Everyone knows of the health risks associated with smoking a pipe. But no one ever warned me about the far greater risk it posed to my soul. I thus humbly offer my cautionary tale, in the hope that you may be spared my dreadful plight.
It all started with a hat—a flat cap to be precise. I’ve never been much of one for hats, namely because my head is so big that few hats look any good on it. But the moment I tried on this particular cap, I just knew it was right. (Dare I say it was predestined?)
Well, pair the cap with my rather long beard, and it wasn’t long before friends started telling me I needed a pipe to complete the look.
Pipe smoking, or smoking of any kind for that matter, is not something I’ve previously desired to do. Being homeschooled, I missed out on the peer pressure to smoke as a teen, and as an adult, it just never seemed appealing to intentionally inhale smoke. (Though a friend quickly corrected me—one does not “inhale” smoke from a pipe.) But I’m generally willing to try just about anything once.
So got myself a pipe. After shopping around a little, I decided on a pipe crafted in the same style as those used by both C.S. Lewis and J.R.R. Tolkien. But not even their combined literary genius and Anglo-Catholic influence was strong enough to protect me from what happened next.
As I lit the tobacco, I experienced a new sensation. Instead of feeling strangely warmed, I began to feel the weight of God’s wrath, burning toward my unworthy soul. I understood how abhorrent I was to God, deserving of nothing else but to be cast into the fire.
Whoa! Well, that was weird.
I took a second to clear my head. “God is love,” I repeated to myself. “God is light, and in him there is no darkness at all.” And I pressed on.
I took my first puff, and it all fell away. The illusion that we are God’s children. The lie that God’s reconciliation is for all of creation. The farce that God’s grace is unending and noncoercive. I finally understood how deceived I had been.
With my second puff, I felt God’s love for his elect and only his elect. I accepted his sovereignty, and I praised his holy name for having predestined me to salvation from the foundation of the world—while having damned the majority of the world to eternal suffering in hell.

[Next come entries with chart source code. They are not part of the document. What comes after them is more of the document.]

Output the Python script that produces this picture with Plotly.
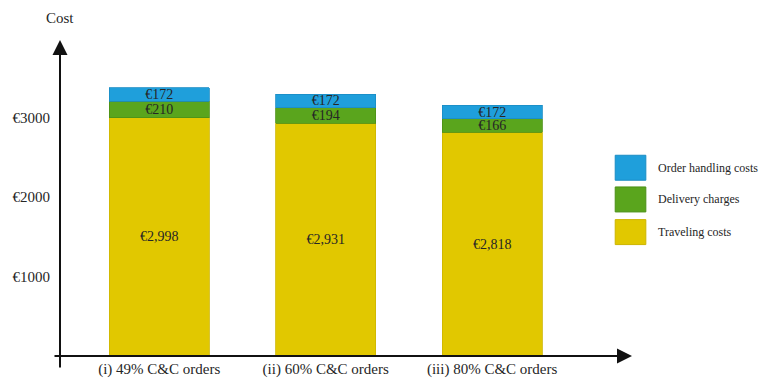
import plotly.graph_objects as go

categories = ["(i) 49% C&C orders", "(ii) 60% C&C orders", "(iii) 80% C&C orders"]
traveling = [2998, 2931, 2818]
delivery = [210, 194, 166]
handling = [172, 172, 172]
series_names = ["Traveling costs", "Delivery charges", "Order handling costs"]
colors = ["#e1c800", "#5aa51d", "#1f9fdb"]
edge_colors = ["#cdb500", "#4b9017", "#1a8cc4"]
tick_values = [1000, 2000, 3000]
tick_labels = ["€1000", "€2000", "€3000"]

FONT = "Liberation Serif"
TXT = "#262626"

# plot geometry (pixels)
L, R, T, B = 53, 632, 40, 369
PW, PH = R - L, B - T

fig = go.Figure()
for vals, name, col, ec in zip([traveling, delivery, handling], series_names, colors, edge_colors):
    fig.add_trace(go.Bar(
        x=categories, y=vals, name=name,
        marker=dict(color=col, line=dict(color=ec, width=0.8)),
        text=[f"€{v:,}" for v in vals],
        textposition="inside", insidetextanchor="middle",
        constraintext="none",
        textfont=dict(family=FONT, size=14, color=TXT),
        width=0.6, showlegend=False, hoverinfo="skip",
    ))

fig.update_layout(
    barmode="stack",
    width=761, height=390,
    margin=dict(l=L, r=761 - R, t=T, b=390 - B),
    paper_bgcolor="white", plot_bgcolor="white",
    font=dict(family=FONT, color=TXT),
    xaxis=dict(range=[-0.596, 2.840], showgrid=False, zeroline=False, showline=False,
               ticks="", tickfont=dict(family=FONT, size=15, color=TXT), ticklabelstandoff=2),
    yaxis=dict(range=[0, 3978], showgrid=False, zeroline=False, showline=False,
               tickvals=tick_values, ticktext=tick_labels, ticks="",
               tickfont=dict(family=FONT, size=15, color=TXT), ticklabelstandoff=9),
)

# axes with arrowheads
fig.add_annotation(xref="paper", yref="paper", x=0, y=1, ax=0, ay=PH,
                   text="", showarrow=True, arrowhead=2, arrowsize=1.5, arrowwidth=2, arrowcolor="#111")
fig.add_annotation(xref="paper", yref="paper", x=1, y=0, ax=-PW, ay=0,
                   text="", showarrow=True, arrowhead=2, arrowsize=1.5, arrowwidth=2, arrowcolor="#111")
fig.add_annotation(xref="paper", yref="paper", x=0, y=1 + 23 / PH, text="Cost", showarrow=False,
                   font=dict(family=FONT, size=15, color=TXT), xanchor="center", yanchor="middle")

# custom legend
legend_items = [("Order handling costs", colors[2], edge_colors[2], 160),
                ("Delivery charges", colors[1], edge_colors[1], 193),
                ("Traveling costs", colors[0], edge_colors[0], 227)]
for name, col, ec, top in legend_items:
    x0 = (615 - L) / PW
    x1 = (646 - L) / PW
    y1 = (B - top) / PH
    y0 = (B - top - 26) / PH
    fig.add_shape(type="rect", xref="paper", yref="paper", x0=x0, x1=x1, y0=y0, y1=y1,
                  fillcolor=col, line=dict(color=ec, width=1))
    fig.add_annotation(xref="paper", yref="paper", x=(656 - L) / PW, y=(y0 + y1) / 2, text=name,
                       showarrow=False, xanchor="left", yanchor="middle",
                       font=dict(family=FONT, size=12, color=TXT))

fig.write_html("out.html")
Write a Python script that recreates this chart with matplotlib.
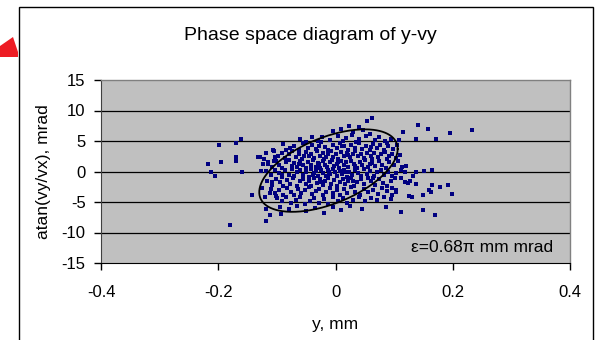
import numpy as np
import matplotlib.pyplot as plt
from matplotlib.patches import Rectangle, Polygon

plt.rcParams['font.family'] = ['Liberation Sans', 'DejaVu Sans']
plt.rcParams['axes.unicode_minus'] = False

# beam particles: (y [mm], atan(vy/vx) [mrad])
core_points = [
    (0.063, 8.8), (0.054, 8.3), (0.023, 7.5), (0.040, 7.3), (0.010, 6.9), (-0.005, 6.6), (0.030, 6.4), (0.047, 6.8),
    (-0.060, 5.4), (-0.040, 5.6), (-0.023, 5.7), (-0.010, 5.2), (0.005, 5.9), (0.018, 5.5), (0.028, 6.0), (0.040, 5.3),
    (0.052, 5.8), (0.067, 5.1), (0.075, 5.6), (0.085, 5.0), (-0.030, 5.0), (0.012, 5.0), (0.058, 6.2), (-0.050, 4.9),
    (0.095, 5.3), (0.035, 4.9),
    (-0.090, 4.5), (-0.078, 3.8), (-0.070, 4.2), (-0.062, 3.6), (-0.055, 4.6), (-0.047, 3.9), (-0.040, 4.3), (-0.033, 3.7),
    (-0.025, 4.8), (-0.018, 4.0), (-0.012, 3.5), (-0.005, 4.4), (0.002, 3.8), (0.008, 4.7), (0.015, 4.1), (0.021, 3.6),
    (0.027, 4.4), (0.033, 3.9), (0.040, 4.6), (0.046, 3.7), (0.052, 4.2), (0.058, 3.5), (0.064, 4.5), (0.070, 3.9),
    (0.076, 4.3), (0.082, 3.6), (0.090, 4.1), (0.098, 3.7), (0.105, 4.4), (-0.085, 3.5), (-0.028, 4.1), (0.011, 4.2),
    (0.061, 4.0), (0.088, 4.7),
    (-0.105, 3.4), (-0.098, 2.6), (-0.092, 3.1), (-0.086, 2.2), (-0.080, 2.9), (-0.074, 3.3), (-0.068, 2.4), (-0.062, 2.8),
    (-0.057, 2.1), (-0.051, 3.2), (-0.046, 2.5), (-0.041, 2.9), (-0.036, 2.2), (-0.031, 3.4), (-0.027, 2.6), (-0.022, 3.0),
    (-0.017, 2.3), (-0.013, 2.8), (-0.008, 3.3), (-0.004, 2.4), (0.001, 2.9), (0.005, 2.1), (0.010, 3.2), (0.014, 2.6),
    (0.019, 3.0), (0.024, 2.3), (0.029, 2.8), (0.034, 3.3), (0.039, 2.5), (0.044, 2.9), (0.049, 2.2), (0.054, 3.1),
    (0.060, 2.6), (0.066, 3.0), (0.072, 2.3), (0.078, 2.8), (0.085, 3.2), (0.091, 2.5), (0.097, 2.9), (0.104, 2.2),
    (0.110, 2.7), (-0.053, 2.6), (-0.019, 2.1), (0.021, 2.7), (0.063, 2.1), (0.087, 2.0),
    (-0.115, 1.3), (-0.108, 0.8), (-0.102, 1.7), (-0.096, 1.1), (-0.091, 0.6), (-0.085, 1.5), (-0.080, 1.9), (-0.075, 0.9),
    (-0.070, 1.4), (-0.065, 0.7), (-0.060, 1.8), (-0.056, 1.1), (-0.051, 0.6), (-0.047, 1.6), (-0.042, 1.0), (-0.038, 1.9),
    (-0.034, 0.8), (-0.030, 1.4), (-0.026, 0.5), (-0.022, 1.7), (-0.018, 1.1), (-0.014, 0.7), (-0.010, 1.5), (-0.006, 1.9),
    (-0.002, 0.9), (0.002, 1.3), (0.006, 0.6), (0.010, 1.7), (0.014, 1.0), (0.018, 1.5), (0.022, 0.7), (0.026, 1.8),
    (0.031, 1.2), (0.036, 0.6), (0.041, 1.6), (0.046, 1.0), (0.051, 1.9), (0.056, 0.8), (0.062, 1.4), (0.068, 0.9),
    (0.074, 1.7), (0.080, 1.1), (0.086, 0.6), (0.092, 1.5), (0.099, 1.0), (0.106, 1.8), (0.113, 0.7), (-0.028, 1.2),
    (0.004, 1.6), (0.033, 0.9), (-0.063, 1.2), (0.058, 1.3),
    (-0.118, 0.1), (-0.110, -0.6), (-0.103, 0.3), (-0.097, -0.3), (-0.091, -0.9), (-0.086, 0.2), (-0.080, -0.5), (-0.075, 0.4),
    (-0.070, -0.8), (-0.065, -0.1), (-0.060, 0.3), (-0.055, -0.6), (-0.050, 0.0), (-0.046, -0.9), (-0.041, 0.4), (-0.037, -0.3),
    (-0.033, 0.1), (-0.029, -0.7), (-0.025, 0.3), (-0.021, -0.2), (-0.017, -0.8), (-0.013, 0.2), (-0.009, -0.4), (-0.005, 0.4),
    (-0.001, -0.1), (0.003, -0.7), (0.007, 0.1), (0.011, -0.4), (0.015, 0.3), (0.019, -0.9), (0.023, 0.0), (0.028, -0.5),
    (0.033, 0.2), (0.038, -0.2), (0.043, -0.8), (0.048, 0.4), (0.053, -0.4), (0.059, 0.1), (0.065, -0.7), (0.071, -0.1),
    (0.077, 0.3), (0.083, -0.5), (0.090, 0.0), (0.097, -0.8), (0.104, -0.3), (0.111, 0.2), (-0.011, 0.0), (0.016, -0.1),
    (-0.039, -0.5),
    (-0.116, -1.5), (-0.108, -2.2), (-0.101, -1.2), (-0.095, -1.8), (-0.089, -2.4), (-0.083, -1.4), (-0.077, -2.0), (-0.072, -1.1),
    (-0.066, -2.3), (-0.061, -1.6), (-0.056, -1.2), (-0.051, -2.1), (-0.046, -1.5), (-0.041, -2.4), (-0.036, -1.1), (-0.032, -1.9),
    (-0.027, -1.3), (-0.022, -2.2), (-0.018, -1.6), (-0.013, -1.1), (-0.008, -2.0), (-0.003, -1.4), (0.002, -2.4), (0.007, -1.7),
    (0.012, -1.2), (0.017, -2.1), (0.022, -1.5), (0.027, -1.0), (0.032, -2.3), (0.037, -1.8), (0.043, -1.3), (0.049, -2.0),
    (0.055, -1.1), (0.061, -1.6), (0.067, -2.2), (0.074, -1.3), (0.081, -1.9), (0.088, -2.4), (0.095, -1.5), (0.102, -1.1),
    (-0.024, -1.8), (0.030, -1.6), (0.064, -1.0),
    (-0.110, -2.8), (-0.103, -3.5), (-0.096, -3.0), (-0.089, -3.8), (-0.082, -2.7), (-0.076, -3.3), (-0.070, -3.9), (-0.064, -2.9),
    (-0.058, -3.6), (-0.052, -3.1), (-0.046, -2.6), (-0.040, -3.7), (-0.034, -3.2), (-0.028, -2.8), (-0.022, -3.9), (-0.016, -3.4),
    (-0.010, -2.7), (-0.004, -3.6), (0.002, -3.0), (0.008, -3.8), (0.014, -2.9), (0.020, -3.5), (0.027, -2.6), (0.034, -3.3),
    (0.041, -3.9), (0.048, -2.8), (0.056, -3.4), (0.064, -3.0), (0.072, -3.7), (0.080, -2.7), (0.088, -3.2), (0.096, -3.9),
    (0.104, -3.0),
    (-0.100, -4.3), (-0.092, -4.9), (-0.084, -4.1), (-0.076, -5.2), (-0.068, -4.6), (-0.060, -4.2), (-0.052, -5.4), (-0.044, -4.8),
    (-0.036, -4.3), (-0.028, -5.1), (-0.020, -4.5), (-0.012, -5.3), (-0.004, -4.2), (0.004, -4.9), (0.012, -4.4), (0.020, -5.2),
    (0.030, -4.6), (0.040, -4.1), (0.050, -4.8), (0.060, -4.3), (0.070, -4.6), (0.082, -4.2), (0.094, -4.5),
    (-0.095, -5.8), (-0.080, -6.2), (-0.065, -5.7), (-0.050, -6.5), (-0.035, -6.0), (-0.020, -6.8), (-0.005, -5.9), (0.010, -6.3),
    (0.025, -5.6), (0.045, -6.1), (0.086, -5.9),
]

# particles lying away from the core
left_tail = [
    (-0.217, 1.2), (-0.212, -0.1), (-0.206, -0.7), (-0.198, 4.3), (-0.195, 1.6), (-0.180, -8.8), (-0.169, 2.3), (-0.170, 1.8),
    (-0.169, 4.7), (-0.162, 5.4), (-0.160, -0.1), (-0.143, -3.85), (-0.132, 2.3), (-0.128, 2.3), (-0.127, 0.1), (-0.125, -2.65),
    (-0.123, 1.2), (-0.122, 2.0), (-0.121, -4.1), (-0.119, 3.1), (-0.119, -8.1), (-0.118, -6.2), (-0.115, 1.6), (-0.112, -7.2),
    (-0.111, -3.6), (-0.109, -1.7), (-0.107, 3.5), (-0.105, 1.8), (-0.104, 2.4), (-0.101, -4.0), (-0.093, -7.0), (-0.092, -0.5),
    (-0.090, 4.5),
]
right_tail = [
    (0.233, 6.8), (0.195, 6.3), (0.171, 5.4), (0.158, 7.0), (0.140, 7.6), (0.137, 5.3), (0.115, 6.5), (0.109, 5.2),
    (0.165, 0.25), (0.151, 0.1), (0.138, 0.0), (0.118, -0.1), (0.132, -0.7), (0.127, -1.6), (0.124, -1.9), (0.137, -2.1),
    (0.119, -1.7), (0.165, -2.2), (0.179, -2.5), (0.192, -2.2), (0.159, -3.0), (0.163, -3.3), (0.199, -3.7), (0.125, -4.0),
    (0.131, -4.1), (0.149, -3.85), (0.150, -6.3), (0.169, -7.1), (0.111, -6.6), (0.086, -5.9), (0.096, -2.65), (0.104, -3.3),
    (0.120, 0.9), (0.112, -1.0),
]

# emittance ellipse (Twiss parameters)
emittance = 0.68      # pi mm mrad
beta_tw = 0.0205      # mm/mrad
alpha_tw = -0.615
ellipse_center = (-0.012, 0.15)

yticks = [-15, -10, -5, 0, 5, 10, 15]
xticks = [-0.4, -0.2, 0, 0.2, 0.4]

fig = plt.figure(figsize=(5.96, 3.40), dpi=100)
fig.patch.set_facecolor('white')

# chart frame and the red marker peeking in at the left
fig.add_artist(Rectangle((19 / 596, -0.02), (593 - 19) / 596, 1 - 7 / 340 + 0.02,
                         transform=fig.transFigure, fill=False, edgecolor='black', linewidth=1.0))
red_tri = [(0, 1 - 46 / 340), (13 / 596, 1 - 37 / 340), (18 / 596, 1 - 52 / 340),
           (18 / 596, 1 - 57 / 340), (0, 1 - 57 / 340)]
fig.add_artist(Polygon(red_tri, closed=True, transform=fig.transFigure,
                       facecolor='#ED1C24', edgecolor='none'))

ax = fig.add_axes([101 / 596, 1 - 263 / 340, 469 / 596, 183 / 340])
ax.set_facecolor('#C0C0C0')

for g in yticks[1:-1]:
    ax.axhline(g, color='black', linewidth=0.9, zorder=1)

pts = np.array(core_points + left_tail + right_tail)
ax.scatter(pts[:, 0], pts[:, 1], s=5, marker='s', color='#000080', linewidths=0, zorder=3)

gamma_tw = (1 + alpha_tw ** 2) / beta_tw
t = np.linspace(0, 2 * np.pi, 400)
ey = np.sqrt(emittance * beta_tw) * np.cos(t)
eyp = -np.sqrt(emittance / beta_tw) * (alpha_tw * np.cos(t) + np.sin(t))
ax.plot(ey + ellipse_center[0], eyp + ellipse_center[1], color='black', linewidth=1.3, zorder=4)

ax.set_xlim(-0.4, 0.4)
ax.set_ylim(-15, 15)
ax.set_xticks(xticks)
ax.set_xticklabels(['-0.4', '-0.2', '0', '0.2', '0.4'])
ax.set_yticks(yticks)
ax.tick_params(axis='both', direction='out', length=5, width=1, colors='black',
               labelsize=12, pad=6)
ax.tick_params(axis='x', pad=11)

for side in ['top', 'right']:
    ax.spines[side].set_color('#808080')
    ax.spines[side].set_linewidth(1.0)
ax.spines['left'].set_color('#404040')
ax.spines['bottom'].set_color('black')

fig.text(310 / 596, 1 - 35 / 340, 'Phase space diagram of y-vy', fontsize=14,
         ha='center', va='center')
ax.set_xlabel('y, mm', fontsize=12.5, labelpad=12)
ax.set_ylabel('atan(vy/vx), mrad', fontsize=12.5, labelpad=8)

ax.text(0.964, 0.085, 'ε=0.68π mm mrad', transform=ax.transAxes,
        ha='right', va='center', fontsize=12.5, zorder=5)

fig.savefig('out.png', dpi=100)
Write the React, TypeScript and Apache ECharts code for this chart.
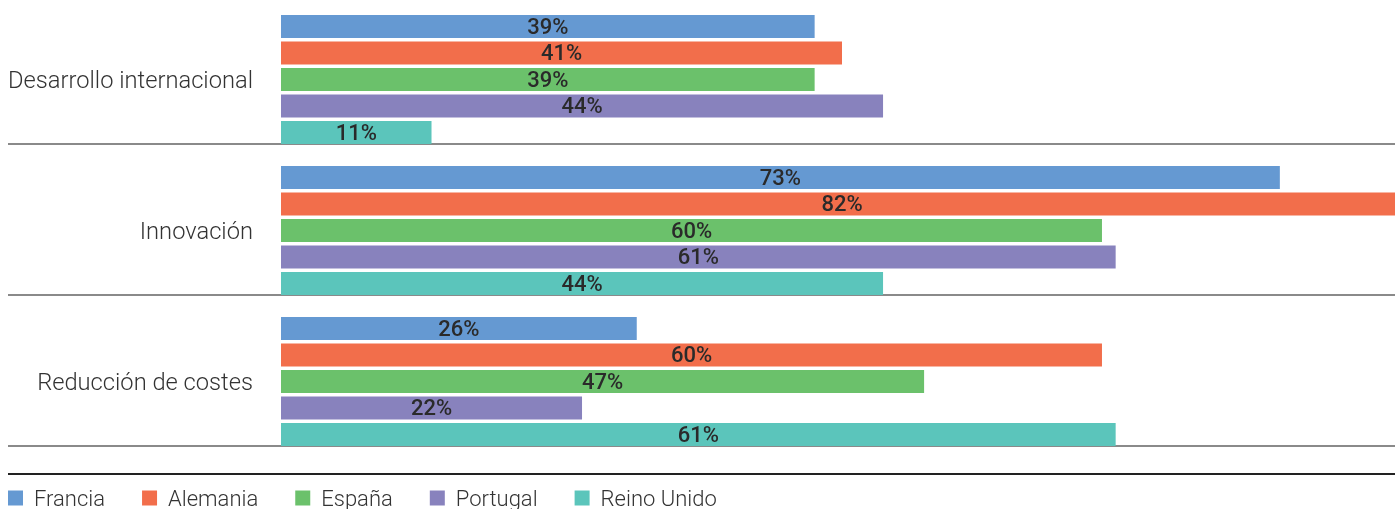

But that pipe. That pipe! It had the appearance of total depravity. As I held it in my hand, it felt like unconditional election. The taste was that of limited atonement. The whole thing drew me in, as irresistible as grace. And all the while it smelled of the perseverance of the saints.
I was spiralling. My theological convictions were crumbling around me under the influence of that maddening piece of wood. What could I do? How could I escape this?
And then it struck me—Karl Barth! Might he be my deliverance? Barth was a Calvinist. And he smoked a pipe! If I had to be a Calvinist, I could at least be a Barthian Calvinist!
In Jesus Christ He has chosen man from all eternity as His own, for life in His kingdom, to be a member of His people, His possession. (Church Dogmatics, “The Doctrine of God”)
Now there’s an unconditional election I could get behind!
He Himself, Jesus Christ, the Son of God made man, was justified by God in His resurrection from the dead. He was justified as man, and in Him as the Representative of all men all were justified. (ibid.)
And an atonement limited to all of humanity? This I could accept!
With that, the enchantment was broken. All of my common sense and theological moorings began flooding back to me.
I put down my pipe. And I turned, once more, with loathing from the so-called god of Jonathan Edwards.
But Barth’s God? He and I get along alright.